# [GIVEN INSTRUCTION]
Set the data down again, exactly as it reads, but without the pictures.
>>>>
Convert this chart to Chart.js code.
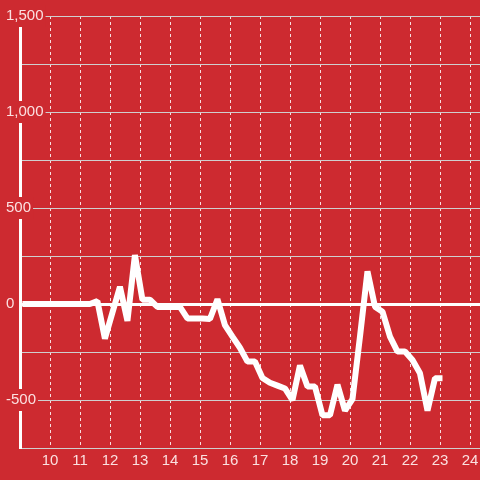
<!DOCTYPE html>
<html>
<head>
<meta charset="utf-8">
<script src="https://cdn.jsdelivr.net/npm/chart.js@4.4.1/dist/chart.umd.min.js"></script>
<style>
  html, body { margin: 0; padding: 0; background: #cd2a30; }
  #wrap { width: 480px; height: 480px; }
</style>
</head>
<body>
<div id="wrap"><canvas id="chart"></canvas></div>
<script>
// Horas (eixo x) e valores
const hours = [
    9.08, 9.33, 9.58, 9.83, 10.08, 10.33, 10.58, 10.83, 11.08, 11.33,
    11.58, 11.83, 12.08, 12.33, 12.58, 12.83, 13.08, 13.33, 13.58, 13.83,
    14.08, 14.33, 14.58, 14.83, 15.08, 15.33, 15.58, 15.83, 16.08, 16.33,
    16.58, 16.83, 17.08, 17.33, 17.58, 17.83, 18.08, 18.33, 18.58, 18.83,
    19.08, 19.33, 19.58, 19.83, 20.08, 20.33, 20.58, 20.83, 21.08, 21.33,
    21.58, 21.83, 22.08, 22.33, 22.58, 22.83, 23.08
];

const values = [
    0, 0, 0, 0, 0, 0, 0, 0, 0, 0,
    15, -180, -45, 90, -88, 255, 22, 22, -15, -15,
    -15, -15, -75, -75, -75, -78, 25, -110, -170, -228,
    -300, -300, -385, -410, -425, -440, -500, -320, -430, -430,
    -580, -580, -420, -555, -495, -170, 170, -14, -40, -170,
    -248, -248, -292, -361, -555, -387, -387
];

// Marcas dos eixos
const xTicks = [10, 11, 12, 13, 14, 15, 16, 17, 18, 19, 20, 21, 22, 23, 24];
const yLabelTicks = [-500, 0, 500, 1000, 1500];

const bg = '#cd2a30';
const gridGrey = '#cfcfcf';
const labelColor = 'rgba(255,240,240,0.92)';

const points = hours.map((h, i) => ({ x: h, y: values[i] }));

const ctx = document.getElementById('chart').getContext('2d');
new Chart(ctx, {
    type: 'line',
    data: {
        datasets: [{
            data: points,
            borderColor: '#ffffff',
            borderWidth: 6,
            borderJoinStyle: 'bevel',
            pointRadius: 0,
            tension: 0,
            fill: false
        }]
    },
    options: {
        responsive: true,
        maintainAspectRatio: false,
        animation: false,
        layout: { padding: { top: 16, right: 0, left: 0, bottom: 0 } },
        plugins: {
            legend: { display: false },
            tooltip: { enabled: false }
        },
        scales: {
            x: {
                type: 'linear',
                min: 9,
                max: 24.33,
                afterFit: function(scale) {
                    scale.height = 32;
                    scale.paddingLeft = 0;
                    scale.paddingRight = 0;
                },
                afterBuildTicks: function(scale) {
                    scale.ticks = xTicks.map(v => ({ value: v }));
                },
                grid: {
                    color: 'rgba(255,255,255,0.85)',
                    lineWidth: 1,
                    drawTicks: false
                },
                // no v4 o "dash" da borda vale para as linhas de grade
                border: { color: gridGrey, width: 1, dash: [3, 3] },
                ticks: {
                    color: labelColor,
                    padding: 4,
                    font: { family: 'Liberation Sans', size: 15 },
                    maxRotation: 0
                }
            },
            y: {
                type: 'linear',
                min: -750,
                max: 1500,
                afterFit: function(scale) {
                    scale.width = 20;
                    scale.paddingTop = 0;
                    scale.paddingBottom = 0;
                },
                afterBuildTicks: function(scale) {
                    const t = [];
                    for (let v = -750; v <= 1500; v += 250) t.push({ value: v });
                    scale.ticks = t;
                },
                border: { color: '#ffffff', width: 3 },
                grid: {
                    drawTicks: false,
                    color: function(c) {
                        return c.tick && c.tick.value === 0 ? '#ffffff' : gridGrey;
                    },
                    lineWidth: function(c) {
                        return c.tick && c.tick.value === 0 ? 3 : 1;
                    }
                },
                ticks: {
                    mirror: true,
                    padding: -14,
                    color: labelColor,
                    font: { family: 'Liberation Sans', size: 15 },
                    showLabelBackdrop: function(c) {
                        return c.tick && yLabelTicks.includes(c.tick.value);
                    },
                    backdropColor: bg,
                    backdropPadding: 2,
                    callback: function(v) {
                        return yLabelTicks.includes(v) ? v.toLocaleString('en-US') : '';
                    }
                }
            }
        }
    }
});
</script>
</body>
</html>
<<<<
# [EXPECTED ANSWER]
Convert this chart to Chart.js code.
<!DOCTYPE html>
<html>
<head>
<meta charset="utf-8">
<script src="https://cdn.jsdelivr.net/npm/chart.js@4.4.1/dist/chart.umd.min.js"></script>
<style>
  html, body { margin: 0; padding: 0; background: #cd2a30; }
  #wrap { width: 480px; height: 480px; }
</style>
</head>
<body>
<div id="wrap"><canvas id="chart"></canvas></div>
<script>
// Horas (eixo x) e valores
const hours = [
    9.08, 9.33, 9.58, 9.83, 10.08, 10.33, 10.58, 10.83, 11.08, 11.33,
    11.58, 11.83, 12.08, 12.33, 12.58, 12.83, 13.08, 13.33, 13.58, 13.83,
    14.08, 14.33, 14.58, 14.83, 15.08, 15.33, 15.58, 15.83, 16.08, 16.33,
    16.58, 16.83, 17.08, 17.33, 17.58, 17.83, 18.08, 18.33, 18.58, 18.83,
    19.08, 19.33, 19.58, 19.83, 20.08, 20.33, 20.58, 20.83, 21.08, 21.33,
    21.58, 21.83, 22.08, 22.33, 22.58, 22.83, 23.08
];

const values = [
    0, 0, 0, 0, 0, 0, 0, 0, 0, 0,
    15, -180, -45, 90, -88, 255, 22, 22, -15, -15,
    -15, -15, -75, -75, -75, -78, 25, -110, -170, -228,
    -300, -300, -385, -410, -425, -440, -500, -320, -430, -430,
    -580, -580, -420, -555, -495, -170, 170, -14, -40, -170,
    -248, -248, -292, -361, -555, -387, -387
];

// Marcas dos eixos
const xTicks = [10, 11, 12, 13, 14, 15, 16, 17, 18, 19, 20, 21, 22, 23, 24];
const yLabelTicks = [-500, 0, 500, 1000, 1500];

const bg = '#cd2a30';
const gridGrey = '#cfcfcf';
const labelColor = 'rgba(255,240,240,0.92)';

const points = hours.map((h, i) => ({ x: h, y: values[i] }));

const ctx = document.getElementById('chart').getContext('2d');
new Chart(ctx, {
    type: 'line',
    data: {
        datasets: [{
            data: points,
            borderColor: '#ffffff',
            borderWidth: 6,
            borderJoinStyle: 'bevel',
            pointRadius: 0,
            tension: 0,
            fill: false
        }]
    },
    options: {
        responsive: true,
        maintainAspectRatio: false,
        animation: false,
        layout: { padding: { top: 16, right: 0, left: 0, bottom: 0 } },
        plugins: {
            legend: { display: false },
            tooltip: { enabled: false }
        },
        scales: {
            x: {
                type: 'linear',
                min: 9,
                max: 24.33,
                afterFit: function(scale) {
                    scale.height = 32;
                    scale.paddingLeft = 0;
                    scale.paddingRight = 0;
                },
                afterBuildTicks: function(scale) {
                    scale.ticks = xTicks.map(v => ({ value: v }));
                },
                grid: {
                    color: 'rgba(255,255,255,0.85)',
                    lineWidth: 1,
                    drawTicks: false
                },
                // no v4 o "dash" da borda vale para as linhas de grade
                border: { color: gridGrey, width: 1, dash: [3, 3] },
                ticks: {
                    color: labelColor,
                    padding: 4,
                    font: { family: 'Liberation Sans', size: 15 },
                    maxRotation: 0
                }
            },
            y: {
                type: 'linear',
                min: -750,
                max: 1500,
                afterFit: function(scale) {
                    scale.width = 20;
                    scale.paddingTop = 0;
                    scale.paddingBottom = 0;
                },
                afterBuildTicks: function(scale) {
                    const t = [];
                    for (let v = -750; v <= 1500; v += 250) t.push({ value: v });
                    scale.ticks = t;
                },
                border: { color: '#ffffff', width: 3 },
                grid: {
                    drawTicks: false,
                    color: function(c) {
                        return c.tick && c.tick.value === 0 ? '#ffffff' : gridGrey;
                    },
                    lineWidth: function(c) {
                        return c.tick && c.tick.value === 0 ? 3 : 1;
                    }
                },
                ticks: {
                    mirror: true,
                    padding: -14,
                    color: labelColor,
                    font: { family: 'Liberation Sans', size: 15 },
                    showLabelBackdrop: function(c) {
                        return c.tick && yLabelTicks.includes(c.tick.value);
                    },
                    backdropColor: bg,
                    backdropPadding: 2,
                    callback: function(v) {
                        return yLabelTicks.includes(v) ? v.toLocaleString('en-US') : '';
                    }
                }
            }
        }
    }
});
</script>
</body>
</html>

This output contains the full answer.